EVERETT — Every year they return a little slower. Perhaps with a little less hair, and maybe, Christofer Lekas said, with a few extra pounds.
But a group of 50-somethings make like they’re still in their 20s during an annual post-Thanksgiving touch football game.
For the 25th consecutive year, the pals gathered Saturday for the friendly match. This year it was at Cascade High School.
Attendance usually hovers around 10 to 15 people and has been growing as the original crew’s kids have started to play.
“I am shocked this thing still goes on,” Lekas said. He’s been showing up since the first game in 1995.

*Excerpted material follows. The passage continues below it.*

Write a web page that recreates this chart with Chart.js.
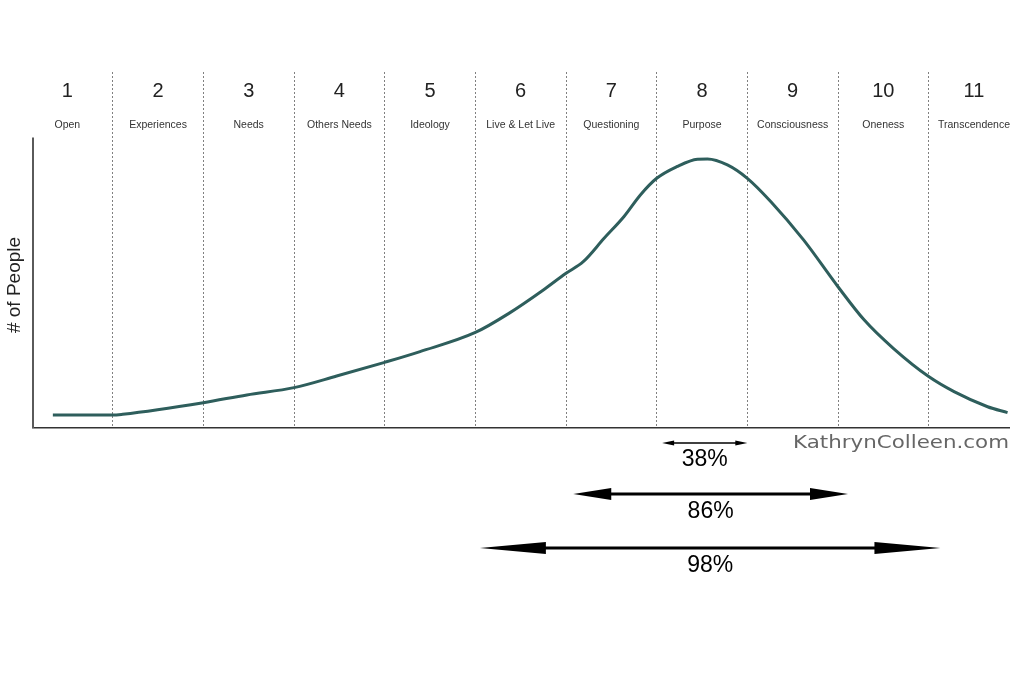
<!DOCTYPE html>
<html>
<head>
<meta charset="utf-8">
<script src="https://cdn.jsdelivr.net/npm/chart.js@4/dist/chart.umd.min.js"></script>
<style>
  html, body { margin: 0; padding: 0; background: #ffffff; }
  #wrap { width: 1024px; height: 675px; }
</style>
</head>
<body>
<div id="wrap"><canvas id="c" width="1024" height="675"></canvas></div>
<script>
// ---- Data ----
const stageNumbers = ["1", "2", "3", "4", "5", "6", "7", "8", "9", "10", "11"];
const stageNames = ["Open", "Experiences", "Needs", "Others Needs", "Ideology", "Live & Let Live",
  "Questioning", "Purpose", "Consciousness", "Oneness", "Transcendence"];

// Position along the stage axis (stage boundaries are integers) and relative number of people
const curveX = [0.34, 1.0, 1.11, 2.0, 2.48, 3.0, 3.47, 4.0, 4.39, 5.0, 5.37, 5.75, 6.0, 6.19, 6.42,
  6.64, 6.82, 7.0, 7.22, 7.45, 7.56, 7.78, 8.0, 8.26, 8.62, 9.0, 9.29, 9.61, 10.0, 10.28, 10.65, 10.87];
const curveY = [4.8, 4.8, 5.1, 9.4, 12.3, 15.0, 19.3, 24.4, 28.4, 35.5, 42.6, 51.3, 57.5, 61.8, 70.5,
  78.6, 86.6, 92.8, 97.1, 99.9, 100, 97.8, 92.8, 84.1, 69.9, 52.5, 40.1, 29.6, 19.1, 13.5, 7.9, 5.7];

const arrowLabels = ["38%", "86%", "98%"];
const arrowStart = [7.06, 6.08, 5.05];
const arrowEnd = [8.0, 9.11, 10.13];

const yAxisTitle = "# of People";
const watermark = "KathrynColleen.com";

// ---- Plugin for annotations ----
const annot = {
  id: 'annot',
  afterDraw(chart) {
    const ctx = chart.ctx;
    const xs = chart.scales.x, ys = chart.scales.y;
    const area = chart.chartArea;
    ctx.save();
    // y axis line (shorter than plotting area)
    ctx.strokeStyle = '#5a5a5a';
    ctx.lineWidth = 2;
    ctx.beginPath();
    ctx.moveTo(area.left, ys.getPixelForValue(108));
    ctx.lineTo(area.left, area.bottom);
    ctx.stroke();

    // stage labels
    ctx.textAlign = 'center';
    ctx.textBaseline = 'middle';
    for (let i = 0; i < stageNumbers.length; i++) {
      const cx = xs.getPixelForValue(i + 0.5);
      ctx.fillStyle = '#222';
      ctx.font = '20px "Liberation Sans", Arial, sans-serif';
      ctx.fillText(stageNumbers[i], cx, 91);
      ctx.fillStyle = '#333';
      ctx.font = '10.5px "Liberation Sans", Arial, sans-serif';
      ctx.fillText(stageNames[i], cx, 125);
    }

    // y axis title
    ctx.save();
    ctx.translate(15, 285);
    ctx.rotate(-Math.PI / 2);
    ctx.fillStyle = '#222';
    ctx.font = '19px "Liberation Sans", Arial, sans-serif';
    ctx.fillText(yAxisTitle, 0, 0);
    ctx.restore();

    // watermark
    ctx.save();
    ctx.font = '18px "DejaVu Sans", sans-serif';
    const w = ctx.measureText(watermark).width;
    const right = area.right;
    const targetW = 216;
    ctx.translate(right - targetW, 448);
    ctx.scale(targetW / w, 1);
    ctx.fillStyle = '#666';
    ctx.textAlign = 'left';
    ctx.textBaseline = 'alphabetic';
    ctx.fillText(watermark, 0, 0);
    ctx.restore();

    // arrows
    const rows = [
      {dy: 15, ty: 32, lw: 1.5, hl: 12, hw: 2.5},
      {dy: 66, ty: 84, lw: 3, hl: 38, hw: 6},
      {dy: 120, ty: 137.5, lw: 3, hl: 66, hw: 6}
    ];
    ctx.fillStyle = '#000';
    ctx.strokeStyle = '#000';
    for (let i = 0; i < arrowLabels.length; i++) {
      const r = rows[i];
      const x0 = xs.getPixelForValue(arrowStart[i]);
      const x1 = xs.getPixelForValue(arrowEnd[i]);
      const y = area.bottom + r.dy;
      ctx.lineWidth = r.lw;
      ctx.beginPath();
      ctx.moveTo(x0 + r.hl * 0.5, y);
      ctx.lineTo(x1 - r.hl * 0.5, y);
      ctx.stroke();
      ctx.beginPath();
      ctx.moveTo(x0, y);
      ctx.lineTo(x0 + r.hl, y - r.hw);
      ctx.lineTo(x0 + r.hl, y + r.hw);
      ctx.closePath();
      ctx.fill();
      ctx.beginPath();
      ctx.moveTo(x1, y);
      ctx.lineTo(x1 - r.hl, y - r.hw);
      ctx.lineTo(x1 - r.hl, y + r.hw);
      ctx.closePath();
      ctx.fill();
      ctx.font = '23px "Liberation Sans", Arial, sans-serif';
      ctx.textAlign = 'center';
      ctx.textBaseline = 'middle';
      ctx.fillText(arrowLabels[i], (x0 + x1) / 2, area.bottom + r.ty);
    }
    ctx.restore();
  }
};

new Chart(document.getElementById('c'), {
  type: 'line',
  data: {
    datasets: [{
      data: curveX.map((x, i) => ({x: x, y: curveY[i]})),
      borderColor: '#2e5e5c',
      borderWidth: 3,
      pointRadius: 0,
      tension: 0.4,
      cubicInterpolationMode: 'monotone',
      fill: false
    }]
  },
  options: {
    responsive: false,
    animation: false,
    devicePixelRatio: 1,
    layout: { padding: { left: 33, right: 15, top: 72, bottom: 247 } },
    plugins: { legend: { display: false }, tooltip: { enabled: false } },
    scales: {
      x: {
        type: 'linear',
        min: 0.121,
        max: 10.886,
        afterFit: s => { s.height = 0; },
        ticks: { display: false, stepSize: 1, includeBounds: false },
        grid: { drawTicks: false, color: '#808080', lineWidth: 1 },
        border: { display: true, color: '#333', width: 1.5, dash: [2, 2] }
      },
      y: {
        display: false,
        min: 0,
        max: 132.3
      }
    }
  },
  plugins: [annot]
});
</script>
</body>
</html>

He and his brother, Greg, moved up from Portland and started playing with their cousin, Steve Corotas, and some other Cascade High School alumni.
Back then, they played at Meadowdale High School in Lynnwood.
“Back before we were all married,” said Kevin Sullivan, a part of the Cascade crew. “We were much faster then. We played three-, four-hour marathon games.”
They’ve got a collection of stories from those days — some they can share, some they better not, Lekas said with a chuckle.
The tradition has carried on through every weather condition imaginable. There’s been wind, rain and an hour-and-a-half game in the snow.
One particularly soggy year, they met under a covered area, broke out some beer, chatted and headed home. But they always show up.
Through military deployments, marriages and kids, the event has kept the group tight through the years.
Though the guys have mostly stayed within a few miles of each other, it’s one of the only events that gets them all together.
On Saturday, nine players came to a frosty field at Cascade High, where they shook out cold hands, shed layers of jackets and tossed the ball around.
“Best day ever,” Greg Lekas said as he dropped his bags and joined the warm-up.
These days, they play on an abbreviated field, and “you won’t see any spectacular running,” Chris Lekas said.
They’ll likely feel the game well into the next week, Kevin Sullivan said. His 12-year-old son, Logan, joined in for the first time this year.
The games don’t always go smoothly. In 2013, a player severely injured his knee. Greg Lekas, then a newly minted chiropractor, took charge as doctor.
He played that role again this year when the game was cut short by a shoulder injury that landed one player in the hospital.
“We’re conserving our energy for next year,” Chris Lekas said.
The games usually turn into an all-day affair. They used to make for a sports bar. Now, as their families have gotten involved, the party continues at a bowling alley.
Lekas hopes the next generation will carry on the tradition.
“It’s a time when you get to remind yourself that you get to be around these core friends, and not everyone has that,” he said. “Twenty-five years of football and friendship in the books. God willing, next year will be 26.”